**What you should do**
Skip the images and return the records below exactly.

- - - - - - -

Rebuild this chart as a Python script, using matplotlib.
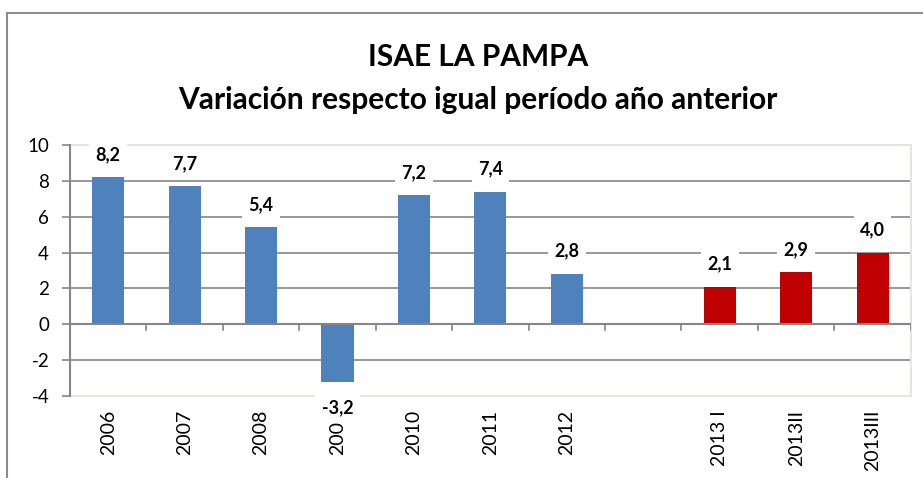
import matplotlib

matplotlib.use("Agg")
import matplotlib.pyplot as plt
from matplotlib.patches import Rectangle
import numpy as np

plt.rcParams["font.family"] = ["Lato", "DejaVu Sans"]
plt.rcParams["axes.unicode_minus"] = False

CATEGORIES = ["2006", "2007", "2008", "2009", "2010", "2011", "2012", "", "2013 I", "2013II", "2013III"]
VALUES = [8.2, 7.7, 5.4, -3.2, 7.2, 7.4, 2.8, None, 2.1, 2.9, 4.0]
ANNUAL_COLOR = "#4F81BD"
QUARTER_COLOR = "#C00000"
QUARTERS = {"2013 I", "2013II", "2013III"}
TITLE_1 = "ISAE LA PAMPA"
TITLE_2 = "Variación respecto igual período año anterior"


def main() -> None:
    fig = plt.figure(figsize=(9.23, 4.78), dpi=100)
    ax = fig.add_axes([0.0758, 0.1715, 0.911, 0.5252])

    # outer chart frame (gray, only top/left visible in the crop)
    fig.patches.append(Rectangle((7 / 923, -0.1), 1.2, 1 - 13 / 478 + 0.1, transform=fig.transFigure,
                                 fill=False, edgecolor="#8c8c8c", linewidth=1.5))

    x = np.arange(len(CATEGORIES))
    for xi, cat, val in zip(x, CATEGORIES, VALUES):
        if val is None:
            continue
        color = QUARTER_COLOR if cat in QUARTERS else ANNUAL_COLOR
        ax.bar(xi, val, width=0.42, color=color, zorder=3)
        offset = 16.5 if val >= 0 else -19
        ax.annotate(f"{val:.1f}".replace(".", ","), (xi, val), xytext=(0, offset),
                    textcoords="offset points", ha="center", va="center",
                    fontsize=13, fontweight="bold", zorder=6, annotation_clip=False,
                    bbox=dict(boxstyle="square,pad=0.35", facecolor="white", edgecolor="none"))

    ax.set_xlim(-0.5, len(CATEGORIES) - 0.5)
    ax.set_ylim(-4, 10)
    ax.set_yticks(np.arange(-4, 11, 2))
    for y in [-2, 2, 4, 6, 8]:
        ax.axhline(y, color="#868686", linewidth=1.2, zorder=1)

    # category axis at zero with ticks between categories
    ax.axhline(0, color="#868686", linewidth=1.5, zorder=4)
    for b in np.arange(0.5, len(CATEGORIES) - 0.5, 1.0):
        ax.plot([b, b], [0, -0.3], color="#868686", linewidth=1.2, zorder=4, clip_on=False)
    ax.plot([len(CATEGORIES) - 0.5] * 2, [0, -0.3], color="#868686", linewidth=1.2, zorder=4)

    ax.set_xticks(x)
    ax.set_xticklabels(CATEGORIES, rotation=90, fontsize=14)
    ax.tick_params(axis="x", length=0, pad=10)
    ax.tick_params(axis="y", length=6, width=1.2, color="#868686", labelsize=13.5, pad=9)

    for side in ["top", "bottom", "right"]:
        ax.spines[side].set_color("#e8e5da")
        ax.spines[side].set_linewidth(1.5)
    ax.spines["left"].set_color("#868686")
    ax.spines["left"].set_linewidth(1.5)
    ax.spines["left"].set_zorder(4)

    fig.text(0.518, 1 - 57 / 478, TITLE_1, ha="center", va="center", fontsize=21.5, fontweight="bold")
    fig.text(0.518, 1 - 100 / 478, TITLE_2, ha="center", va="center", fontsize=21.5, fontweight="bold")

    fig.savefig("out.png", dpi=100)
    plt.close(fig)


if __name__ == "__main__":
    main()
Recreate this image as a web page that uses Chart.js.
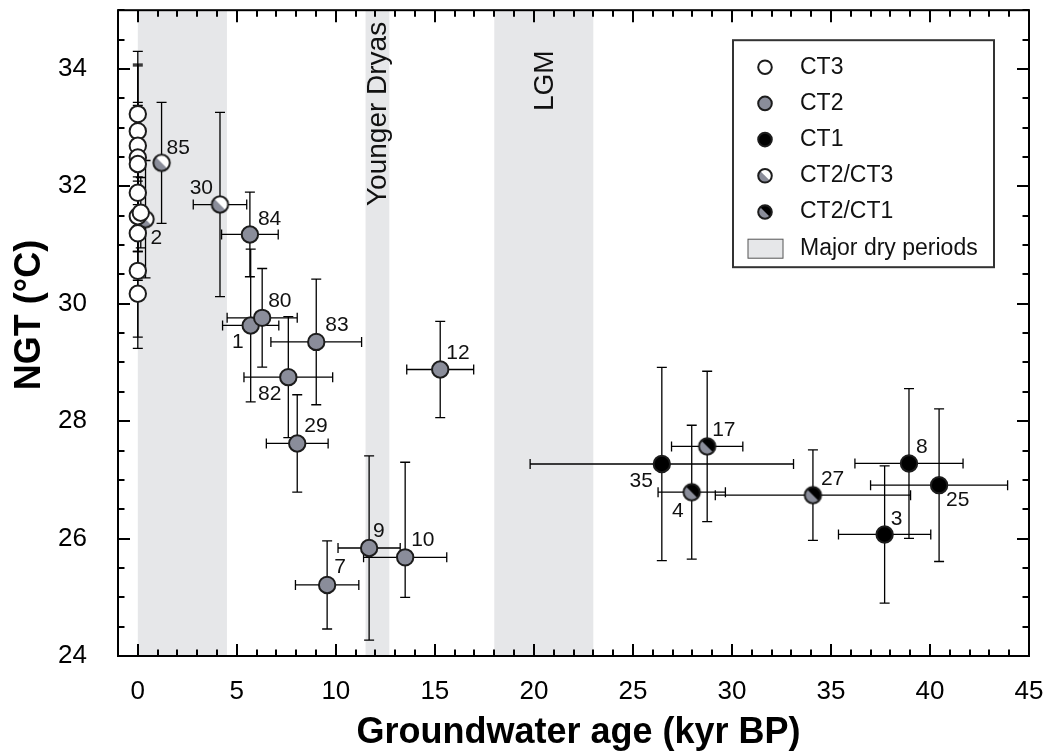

- - - - - - -

**Task output**
Rebuild this chart as a Python script, using matplotlib.
import matplotlib

matplotlib.use("Agg")
import matplotlib.pyplot as plt
from matplotlib.patches import Rectangle
import numpy as np

plt.rcParams["font.family"] = ["Lato", "DejaVu Sans"]
plt.rcParams["axes.unicode_minus"] = False

CATEGORIES = ["2006", "2007", "2008", "2009", "2010", "2011", "2012", "", "2013 I", "2013II", "2013III"]
VALUES = [8.2, 7.7, 5.4, -3.2, 7.2, 7.4, 2.8, None, 2.1, 2.9, 4.0]
ANNUAL_COLOR = "#4F81BD"
QUARTER_COLOR = "#C00000"
QUARTERS = {"2013 I", "2013II", "2013III"}
TITLE_1 = "ISAE LA PAMPA"
TITLE_2 = "Variación respecto igual período año anterior"


def main() -> None:
    fig = plt.figure(figsize=(9.23, 4.78), dpi=100)
    ax = fig.add_axes([0.0758, 0.1715, 0.911, 0.5252])

    # outer chart frame (gray, only top/left visible in the crop)
    fig.patches.append(Rectangle((7 / 923, -0.1), 1.2, 1 - 13 / 478 + 0.1, transform=fig.transFigure,
                                 fill=False, edgecolor="#8c8c8c", linewidth=1.5))

    x = np.arange(len(CATEGORIES))
    for xi, cat, val in zip(x, CATEGORIES, VALUES):
        if val is None:
            continue
        color = QUARTER_COLOR if cat in QUARTERS else ANNUAL_COLOR
        ax.bar(xi, val, width=0.42, color=color, zorder=3)
        offset = 16.5 if val >= 0 else -19
        ax.annotate(f"{val:.1f}".replace(".", ","), (xi, val), xytext=(0, offset),
                    textcoords="offset points", ha="center", va="center",
                    fontsize=13, fontweight="bold", zorder=6, annotation_clip=False,
                    bbox=dict(boxstyle="square,pad=0.35", facecolor="white", edgecolor="none"))

    ax.set_xlim(-0.5, len(CATEGORIES) - 0.5)
    ax.set_ylim(-4, 10)
    ax.set_yticks(np.arange(-4, 11, 2))
    for y in [-2, 2, 4, 6, 8]:
        ax.axhline(y, color="#868686", linewidth=1.2, zorder=1)

    # category axis at zero with ticks between categories
    ax.axhline(0, color="#868686", linewidth=1.5, zorder=4)
    for b in np.arange(0.5, len(CATEGORIES) - 0.5, 1.0):
        ax.plot([b, b], [0, -0.3], color="#868686", linewidth=1.2, zorder=4, clip_on=False)
    ax.plot([len(CATEGORIES) - 0.5] * 2, [0, -0.3], color="#868686", linewidth=1.2, zorder=4)

    ax.set_xticks(x)
    ax.set_xticklabels(CATEGORIES, rotation=90, fontsize=14)
    ax.tick_params(axis="x", length=0, pad=10)
    ax.tick_params(axis="y", length=6, width=1.2, color="#868686", labelsize=13.5, pad=9)

    for side in ["top", "bottom", "right"]:
        ax.spines[side].set_color("#e8e5da")
        ax.spines[side].set_linewidth(1.5)
    ax.spines["left"].set_color("#868686")
    ax.spines["left"].set_linewidth(1.5)
    ax.spines["left"].set_zorder(4)

    fig.text(0.518, 1 - 57 / 478, TITLE_1, ha="center", va="center", fontsize=21.5, fontweight="bold")
    fig.text(0.518, 1 - 100 / 478, TITLE_2, ha="center", va="center", fontsize=21.5, fontweight="bold")

    fig.savefig("out.png", dpi=100)
    plt.close(fig)


if __name__ == "__main__":
    main()
Recreate this image as a web page that uses Chart.js.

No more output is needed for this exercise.